Why Non-Obvious Brand Icons Work

While pondering why names like Firefox, Fire Eagle, and firedog work for technology products, anthropologist and culture maven Grant McCracken concludes:

A Firefox and a Fire Eagle are counter intuitive in exactly the right proportions. These names resist comprehension but only just. They are counter intuitive, but not unintelligible. In the first moment of exposure, we don’t quite get them…and this prevents them from washing over us and out into that sea of forgettable branding and marketing. Comprehension is held up just long enough for the new name to lock into memory.

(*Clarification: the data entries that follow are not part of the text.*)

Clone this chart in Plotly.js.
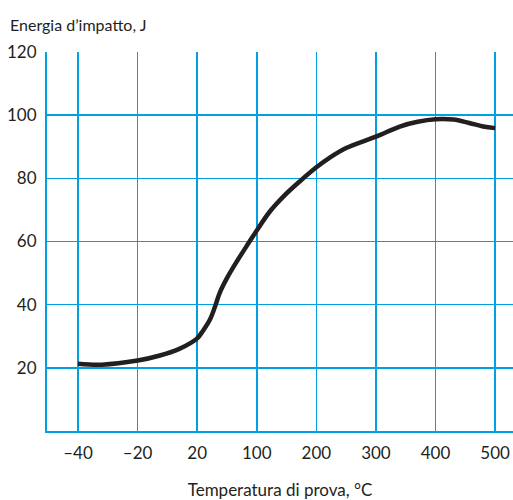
<!DOCTYPE html>
<html><head><meta charset="utf-8">
<script src="https://cdn.plot.ly/plotly-3.0.1.min.js"></script>
<style>html,body{margin:0;padding:0;background:#fff;}</style>
</head><body><div id="chart" style="width:513px;height:500px;"></div>
<script>
// Tick temperatures (axis is evenly spaced between these labels)
const tickTemps = [-40, -20, 20, 100, 200, 300, 400, 500];
const tickLabels = ['\u201340', '\u201320', '20', '100', '200', '300', '400', '500'];
const yTicks = [20, 40, 60, 80, 100, 120];

// Curve: test temperature (°C) and impact energy (J)
const temps = [-40, -32, -20, -5, 8, 16, 20, 28, 37, 44, 50, 60, 73, 89, 100, 122, 145, 172, 200, 222, 250, 300, 340, 370, 400, 430, 455, 480, 500];
const energy = [21.3, 21.0, 22.3, 23.9, 26, 28.0, 29.3, 31.8, 35.2, 39.4, 43.6, 48.4, 53.6, 59.5, 63.5, 69.5, 74.3, 79.0, 83.5, 86.5, 89.6, 93.2, 96.4, 97.9, 98.7, 98.6, 97.6, 96.4, 95.9];

// piecewise-linear mapping of temperature onto evenly spaced tick positions
function pos(t) {
  for (let i = 0; i < tickTemps.length - 1; i++) {
    if (t <= tickTemps[i + 1]) {
      return i + (t - tickTemps[i]) / (tickTemps[i + 1] - tickTemps[i]);
    }
  }
  return tickTemps.length - 1;
}

const blue = '#00a0e3';
const ink = '#231f20';
const font = 'Lato, "Open Sans", sans-serif';

const trace = {
  x: temps.map(pos), y: energy, mode: 'lines', type: 'scatter',
  line: {color: ink, width: 4.5, shape: 'spline', smoothing: 1},
  hoverinfo: 'skip'
};

const layout = {
  width: 513, height: 500,
  margin: {l: 47, r: 0, t: 52, b: 69},
  paper_bgcolor: '#fff', plot_bgcolor: '#fff',
  showlegend: false,
  font: {family: font, color: ink, size: 17},
  xaxis: {
    range: [-0.52, 7.30], tickmode: 'array',
    tickvals: tickTemps.map((t, i) => i), ticktext: tickLabels,
    showgrid: true, gridcolor: blue, gridwidth: 1.5,
    zeroline: false, showline: true, linecolor: blue, linewidth: 2,
    ticks: '', ticklabelstandoff: 6,
    tickfont: {family: font, size: 17, color: ink},
    title: {text: 'Temperatura di prova, \u00b0C', font: {family: font, size: 17, color: ink}, standoff: 28}
  },
  yaxis: {
    range: [0, 120], tickmode: 'array', tickvals: yTicks,
    showgrid: true, gridcolor: blue, gridwidth: 1.5,
    zeroline: false, showline: true, linecolor: blue, linewidth: 2,
    ticks: '', ticklabelstandoff: 5,
    tickfont: {family: font, size: 17, color: ink}
  },
  annotations: [{
    text: 'Energia d\u2019impatto, J', xref: 'paper', yref: 'paper',
    x: -47/466, y: 1, xanchor: 'left', yanchor: 'bottom', yshift: 16, xshift: 8,
    showarrow: false, font: {family: font, size: 16, color: ink}
  }]
};

Plotly.newPlot('chart', [trace], layout, {displayModeBar: false, staticPlot: true});
</script></body></html>
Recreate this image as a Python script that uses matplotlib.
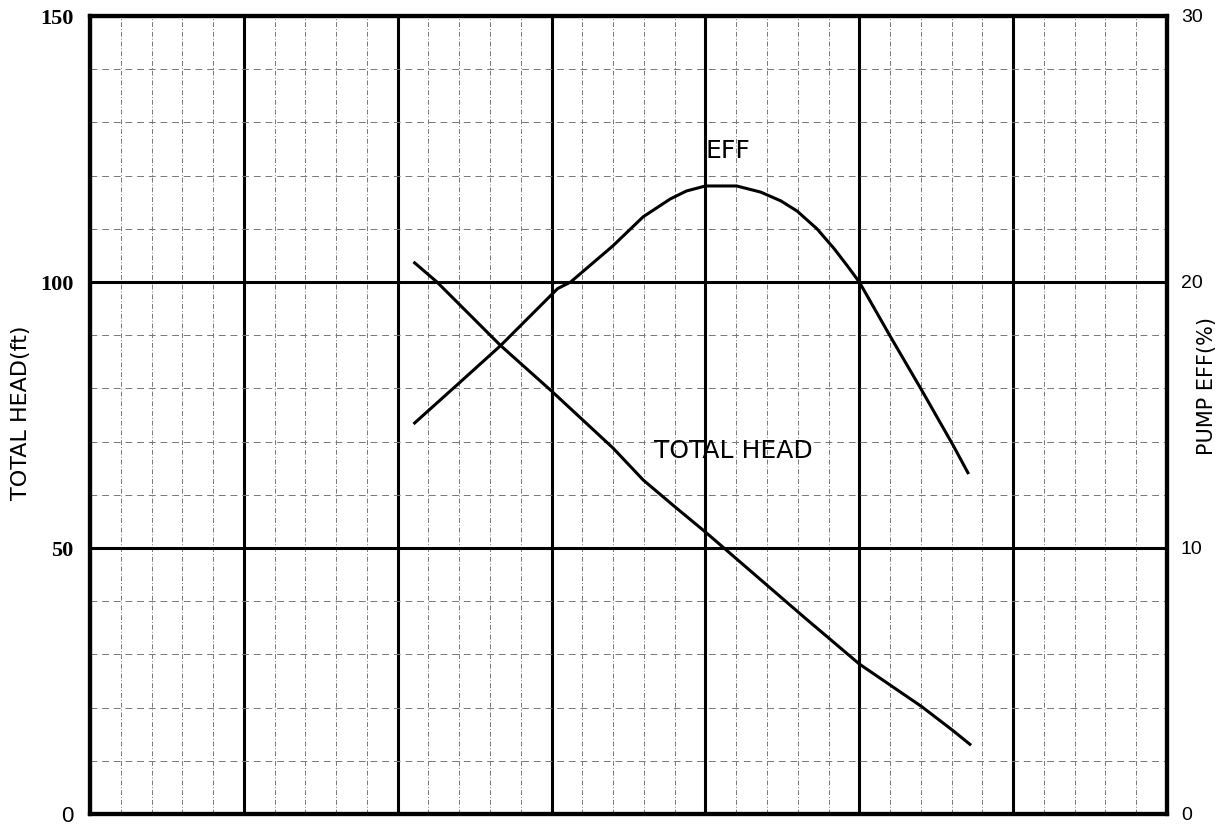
import numpy as np
import matplotlib.pyplot as plt
from matplotlib.ticker import MultipleLocator

# 扬程曲线 (左轴, ft)
head_x = [2.11, 2.255, 2.667, 3.0, 3.399, 3.595, 3.791, 4.0, 4.641, 5.0, 5.405, 5.608, 5.719]
head_y = [103.6, 100.0, 88.1, 79.5, 68.8, 62.8, 58.0, 53.0, 37.0, 28.2, 20.2, 15.7, 13.1]

# 效率曲线 (右轴, %)
eff_x = [2.11, 2.399, 2.667, 3.039, 3.124, 3.399, 3.595, 3.771, 3.876, 4.0, 4.203, 4.359,
         4.49, 4.595, 4.725, 4.837, 4.922, 5.0, 5.209, 5.405, 5.608, 5.706]
eff_y = [14.7, 16.2, 17.6, 19.75, 20.0, 21.36, 22.45, 23.12, 23.42, 23.61, 23.61, 23.38,
         23.05, 22.67, 22.0, 21.25, 20.61, 20.0, 17.88, 15.94, 13.88, 12.83]

head_ticks = [0, 50, 100, 150]
eff_ticks = [0, 10, 20, 30]

fig = plt.figure(figsize=(12.3, 8.26), dpi=100)
ax = fig.add_axes([90 / 1230, 12 / 826, 1077 / 1230, 798 / 826])
ax.set_xlim(0, 7)
ax.set_ylim(0, 150)

# 网格: 主线粗黑, 次线细虚线
ax.xaxis.set_major_locator(MultipleLocator(1))
ax.xaxis.set_minor_locator(MultipleLocator(0.2))
ax.yaxis.set_major_locator(MultipleLocator(50))
ax.yaxis.set_minor_locator(MultipleLocator(10))
ax.grid(which="major", color="black", lw=2.2)
ax.grid(which="minor", axis="x", color="#777777", lw=0.7, linestyle=(0, (5, 2, 1, 2)))
ax.grid(which="minor", axis="y", color="#777777", lw=0.7, linestyle=(0, (7, 5)))
ax.set_axisbelow(True)

for s in ax.spines.values():
    s.set_linewidth(3)

ax.tick_params(which="both", length=0)
ax.tick_params(axis="x", labelbottom=False)
ax.set_yticks(head_ticks)
ax.set_yticklabels([str(t) for t in head_ticks], fontfamily="Liberation Serif",
                   fontweight="bold", fontsize=16)
# 底部的0是细体
zero_lbl = ax.get_yticklabels()[0]
zero_lbl.set_fontweight("normal")
zero_lbl.set_fontfamily("Liberation Sans")
ax.tick_params(axis="y", pad=12)

ax.plot(head_x, head_y, color="black", lw=2.2)

ax2 = ax.twinx()
ax2.set_ylim(0, 30)
ax2.set_yticks(eff_ticks)
ax2.set_yticklabels([str(t) for t in eff_ticks], fontfamily="Liberation Sans", fontsize=14)
ax2.tick_params(length=0, pad=10)
for s in ax2.spines.values():
    s.set_linewidth(3)
ax2.plot(eff_x, eff_y, color="black", lw=2.2)

ax.text(4.144, 124.7, "EFF", ha="center", va="center", fontsize=18, fontfamily="DejaVu Sans")
ax.text(4.183, 68.3, "TOTAL HEAD", ha="center", va="center", fontsize=18, fontfamily="DejaVu Sans")

fig.text(21 / 1230, 1 - 413 / 826, "TOTAL HEAD(ft)", rotation=90, ha="center", va="center",
         fontsize=16, fontfamily="DejaVu Sans")
fig.text(1207 / 1230, 1 - 386 / 826, "PUMP EFF(%)", rotation=90, ha="center", va="center",
         fontsize=15, fontfamily="DejaVu Sans")

fig.savefig("out.png", dpi=100)
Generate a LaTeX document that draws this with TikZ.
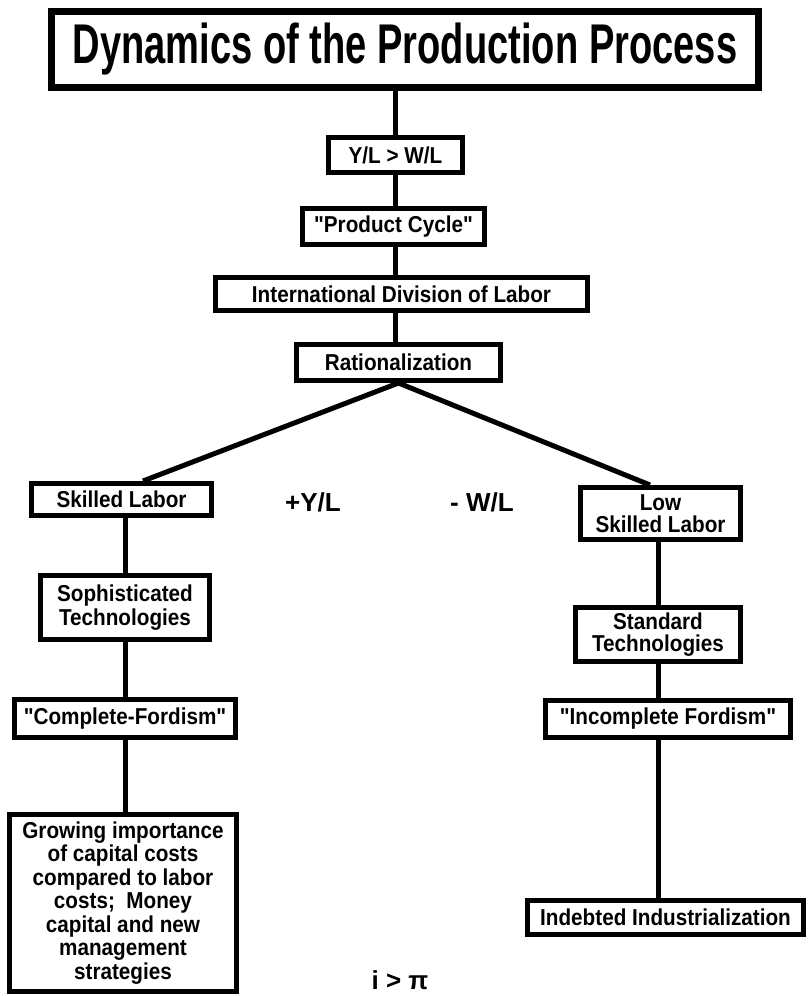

Edie Freedman, O’Reilly’s original Creative Director, knew this 20 years ago when she designed the first of our now-infamous animal covers:

As I started to look for imagery for the book covers, I came across some wonderful wood engravings from the 19th century. The strange animals I found seemed to be a perfect match for all those strange-sounding UNIX terms, and were esoteric enough to appeal to what I believed the UNIX programmer type to be.

Tim, against the advice of most everyone else in the office, gave the go-ahead to the quirky covers. Edie’s intuition proved correct–UNIX geeks, an imaginative bunch who treasure a good story,
loved the subtly non-obvious covers. Owning a shelf of “animal books” became a badge of honor for serious hackers.

In hindsight, we realized that the slight hurdle readers had to leap to “get” the animal brand made it stronger. Not only were people more likely to remember our books, but they were in on the secret of the covers, members of a select group of geeks in the know.